| INFORMATION PROVIDED |
───
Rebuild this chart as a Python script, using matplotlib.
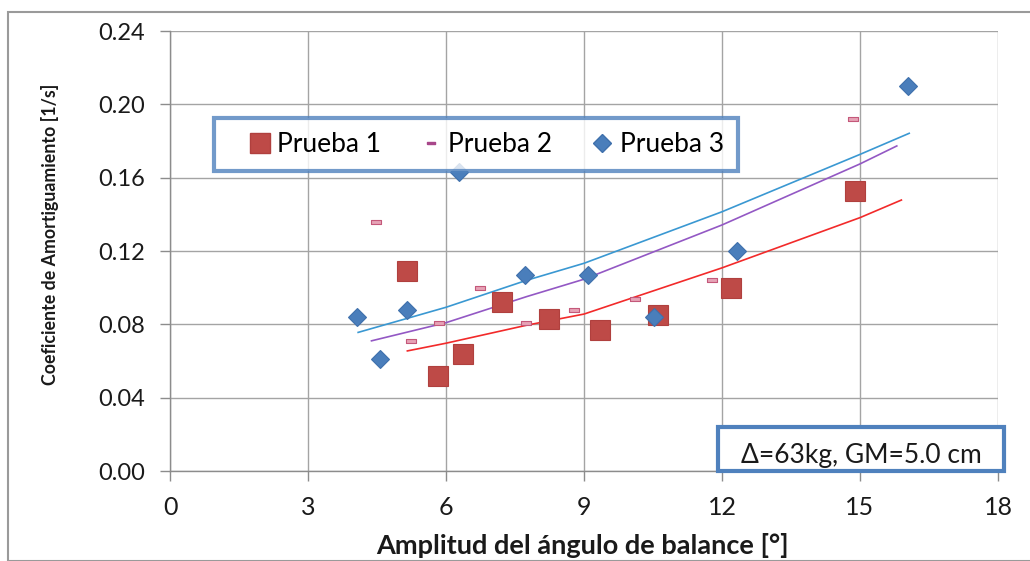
import numpy as np
import matplotlib.pyplot as plt
from matplotlib.lines import Line2D
from matplotlib.patches import Rectangle

plt.rcParams['font.family'] = ['Lato', 'DejaVu Sans']

# Prueba 1
x1 = [5.15, 5.83, 6.37, 7.22, 8.24, 9.35, 10.60, 12.20, 14.90]
y1 = [0.109, 0.052, 0.064, 0.092, 0.083, 0.077, 0.085, 0.100, 0.153]
# Prueba 2
x2 = [4.47, 5.23, 5.85, 6.74, 7.74, 8.78, 10.11, 11.78, 14.85]
y2 = [0.136, 0.071, 0.081, 0.100, 0.081, 0.088, 0.094, 0.104, 0.192]
# Prueba 3
x3 = [4.07, 4.57, 5.15, 6.28, 7.72, 9.09, 10.52, 12.32, 16.04]
y3 = [0.084, 0.061, 0.088, 0.163, 0.107, 0.107, 0.084, 0.120, 0.210]

series = ['Prueba 1', 'Prueba 2', 'Prueba 3']

# lineas de tendencia
t1_x = [5.16, 6.0, 7.75, 9.0, 12.0, 15.0, 15.9]
t1_y = [0.0655, 0.0697, 0.0795, 0.0856, 0.1108, 0.1382, 0.1478]
t2_x = [4.38, 6.0, 7.75, 9.0, 12.0, 15.0, 15.8]
t2_y = [0.0710, 0.0809, 0.0951, 0.1046, 0.1342, 0.1675, 0.1773]
t3_x = [4.09, 6.0, 7.75, 9.0, 12.0, 15.0, 16.07]
t3_y = [0.0756, 0.0893, 0.1040, 0.1133, 0.1414, 0.1727, 0.1842]

xticks = [0, 3, 6, 9, 12, 15, 18]
yticks = [0.00, 0.04, 0.08, 0.12, 0.16, 0.20, 0.24]

fig = plt.figure(figsize=(10.30, 5.61), dpi=100)
ax = fig.add_axes([170/1030, 1 - 471/561, 828/1030, 440/561])

# marco del grafico
fig.patches.append(Rectangle((8/1030, 0), 1.0, 1 - 12/561, transform=fig.transFigure,
                             fill=False, edgecolor='#9a9a9a', lw=1.5, zorder=0))

grid_c = '#a4a4a4'
for v in xticks:
    ax.axvline(v, color=grid_c, lw=1.0, zorder=0)
for v in yticks:
    ax.axhline(v, color=grid_c, lw=1.0, zorder=0)

ax.plot(t1_x, t1_y, color='#f22a2a', lw=1.2, zorder=2)
ax.plot(t2_x, t2_y, color='#9358c4', lw=1.2, zorder=2)
ax.plot(t3_x, t3_y, color='#3a98d2', lw=1.2, zorder=2)

dash = [(-1, -0.35), (1, -0.35), (1, 0.35), (-1, 0.35), (-1, -0.35)]
ax.plot(x1, y1, ls='none', marker='s', ms=14, mfc='#be4a47', mec='#b0403e', mew=0.8, zorder=3)
ax.plot(x2, y2, ls='none', marker=dash, ms=7, mfc='#e6a3b6', mec='#c4587a', mew=0.8, zorder=3)
ax.plot(x3, y3, ls='none', marker='D', ms=9.5, mfc='#4a7ebb', mec='#3f70ac', mew=0.8, zorder=4)

ax.set_xlim(0, 18)
ax.set_ylim(0, 0.24)
ax.set_xticks(xticks)
ax.set_yticks(yticks)
ax.set_xticklabels([str(v) for v in xticks])
ax.set_yticklabels([f'{v:.2f}' for v in yticks])
for s in ['top', 'right']:
    ax.spines[s].set_visible(False)
for s in ['left', 'bottom']:
    ax.spines[s].set_color('#8c8c8c')
    ax.spines[s].set_linewidth(1.0)
ax.tick_params(axis='both', colors='#8c8c8c', length=7, width=1.0, labelcolor='#1a1a1a')
ax.tick_params(axis='y', pad=11, labelsize=17)
ax.tick_params(axis='x', pad=11, labelsize=18)

ax.set_xlabel('Amplitud del ángulo de balance [°]', fontsize=19.5, fontweight='bold',
              color='#1a1a1a')
ax.xaxis.set_label_coords(412/828, -62/440)
ax.set_ylabel('Coeficiente de Amortiguamiento [1/s]', fontsize=12.8, fontweight='bold',
              color='#1a1a1a')
ax.yaxis.set_label_coords(-111/828, 237/440)

handles = [
    Line2D([], [], ls='none', marker='s', ms=14, mfc='#be4a47', mec='#b0403e'),
    Line2D([], [], ls='none', marker=dash, ms=6, mfc='#a8478a', mec='#a8478a'),
    Line2D([], [], ls='none', marker='D', ms=9.5, mfc='#4a7ebb', mec='#3f70ac'),
]
leg = ax.legend(handles, series, ncol=3, loc='upper left',
                bbox_to_anchor=(44/828, 353/440), frameon=True, fancybox=False,
                fontsize=19, handlelength=2.4, handletextpad=-0.55, columnspacing=0.7,
                borderpad=0.53, borderaxespad=0)
leg.get_frame().set_edgecolor('#4f81bd')
leg.get_frame().set_linewidth(3.0)
leg.set_zorder(6)

# cuadro de condiciones del ensayo
ax.add_patch(Rectangle((548/828, 0.5/440), 286/828, 44/440, transform=ax.transAxes,
                       facecolor='white', edgecolor='#4f81bd', lw=3.0, clip_on=False, zorder=6))
ax.text(691/828, 15/440, 'Δ=63kg, GM=5.0 cm', transform=ax.transAxes, ha='center',
        va='center', fontsize=19, color='#1a1a1a', zorder=7)

fig.savefig('out.png', dpi=100)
───
| WHAT YOU SHOULD DO |
Omit the pictures, then quote the rest of the material above exactly.

| COMPLETE ANSWER |
Rebuild this chart as a Python script, using matplotlib.
import numpy as np
import matplotlib.pyplot as plt
from matplotlib.lines import Line2D
from matplotlib.patches import Rectangle

plt.rcParams['font.family'] = ['Lato', 'DejaVu Sans']

# Prueba 1
x1 = [5.15, 5.83, 6.37, 7.22, 8.24, 9.35, 10.60, 12.20, 14.90]
y1 = [0.109, 0.052, 0.064, 0.092, 0.083, 0.077, 0.085, 0.100, 0.153]
# Prueba 2
x2 = [4.47, 5.23, 5.85, 6.74, 7.74, 8.78, 10.11, 11.78, 14.85]
y2 = [0.136, 0.071, 0.081, 0.100, 0.081, 0.088, 0.094, 0.104, 0.192]
# Prueba 3
x3 = [4.07, 4.57, 5.15, 6.28, 7.72, 9.09, 10.52, 12.32, 16.04]
y3 = [0.084, 0.061, 0.088, 0.163, 0.107, 0.107, 0.084, 0.120, 0.210]

series = ['Prueba 1', 'Prueba 2', 'Prueba 3']

# lineas de tendencia
t1_x = [5.16, 6.0, 7.75, 9.0, 12.0, 15.0, 15.9]
t1_y = [0.0655, 0.0697, 0.0795, 0.0856, 0.1108, 0.1382, 0.1478]
t2_x = [4.38, 6.0, 7.75, 9.0, 12.0, 15.0, 15.8]
t2_y = [0.0710, 0.0809, 0.0951, 0.1046, 0.1342, 0.1675, 0.1773]
t3_x = [4.09, 6.0, 7.75, 9.0, 12.0, 15.0, 16.07]
t3_y = [0.0756, 0.0893, 0.1040, 0.1133, 0.1414, 0.1727, 0.1842]

xticks = [0, 3, 6, 9, 12, 15, 18]
yticks = [0.00, 0.04, 0.08, 0.12, 0.16, 0.20, 0.24]

fig = plt.figure(figsize=(10.30, 5.61), dpi=100)
ax = fig.add_axes([170/1030, 1 - 471/561, 828/1030, 440/561])

# marco del grafico
fig.patches.append(Rectangle((8/1030, 0), 1.0, 1 - 12/561, transform=fig.transFigure,
                             fill=False, edgecolor='#9a9a9a', lw=1.5, zorder=0))

grid_c = '#a4a4a4'
for v in xticks:
    ax.axvline(v, color=grid_c, lw=1.0, zorder=0)
for v in yticks:
    ax.axhline(v, color=grid_c, lw=1.0, zorder=0)

ax.plot(t1_x, t1_y, color='#f22a2a', lw=1.2, zorder=2)
ax.plot(t2_x, t2_y, color='#9358c4', lw=1.2, zorder=2)
ax.plot(t3_x, t3_y, color='#3a98d2', lw=1.2, zorder=2)

dash = [(-1, -0.35), (1, -0.35), (1, 0.35), (-1, 0.35), (-1, -0.35)]
ax.plot(x1, y1, ls='none', marker='s', ms=14, mfc='#be4a47', mec='#b0403e', mew=0.8, zorder=3)
ax.plot(x2, y2, ls='none', marker=dash, ms=7, mfc='#e6a3b6', mec='#c4587a', mew=0.8, zorder=3)
ax.plot(x3, y3, ls='none', marker='D', ms=9.5, mfc='#4a7ebb', mec='#3f70ac', mew=0.8, zorder=4)

ax.set_xlim(0, 18)
ax.set_ylim(0, 0.24)
ax.set_xticks(xticks)
ax.set_yticks(yticks)
ax.set_xticklabels([str(v) for v in xticks])
ax.set_yticklabels([f'{v:.2f}' for v in yticks])
for s in ['top', 'right']:
    ax.spines[s].set_visible(False)
for s in ['left', 'bottom']:
    ax.spines[s].set_color('#8c8c8c')
    ax.spines[s].set_linewidth(1.0)
ax.tick_params(axis='both', colors='#8c8c8c', length=7, width=1.0, labelcolor='#1a1a1a')
ax.tick_params(axis='y', pad=11, labelsize=17)
ax.tick_params(axis='x', pad=11, labelsize=18)

ax.set_xlabel('Amplitud del ángulo de balance [°]', fontsize=19.5, fontweight='bold',
              color='#1a1a1a')
ax.xaxis.set_label_coords(412/828, -62/440)
ax.set_ylabel('Coeficiente de Amortiguamiento [1/s]', fontsize=12.8, fontweight='bold',
              color='#1a1a1a')
ax.yaxis.set_label_coords(-111/828, 237/440)

handles = [
    Line2D([], [], ls='none', marker='s', ms=14, mfc='#be4a47', mec='#b0403e'),
    Line2D([], [], ls='none', marker=dash, ms=6, mfc='#a8478a', mec='#a8478a'),
    Line2D([], [], ls='none', marker='D', ms=9.5, mfc='#4a7ebb', mec='#3f70ac'),
]
leg = ax.legend(handles, series, ncol=3, loc='upper left',
                bbox_to_anchor=(44/828, 353/440), frameon=True, fancybox=False,
                fontsize=19, handlelength=2.4, handletextpad=-0.55, columnspacing=0.7,
                borderpad=0.53, borderaxespad=0)
leg.get_frame().set_edgecolor('#4f81bd')
leg.get_frame().set_linewidth(3.0)
leg.set_zorder(6)

# cuadro de condiciones del ensayo
ax.add_patch(Rectangle((548/828, 0.5/440), 286/828, 44/440, transform=ax.transAxes,
                       facecolor='white', edgecolor='#4f81bd', lw=3.0, clip_on=False, zorder=6))
ax.text(691/828, 15/440, 'Δ=63kg, GM=5.0 cm', transform=ax.transAxes, ha='center',
        va='center', fontsize=19, color='#1a1a1a', zorder=7)

fig.savefig('out.png', dpi=100)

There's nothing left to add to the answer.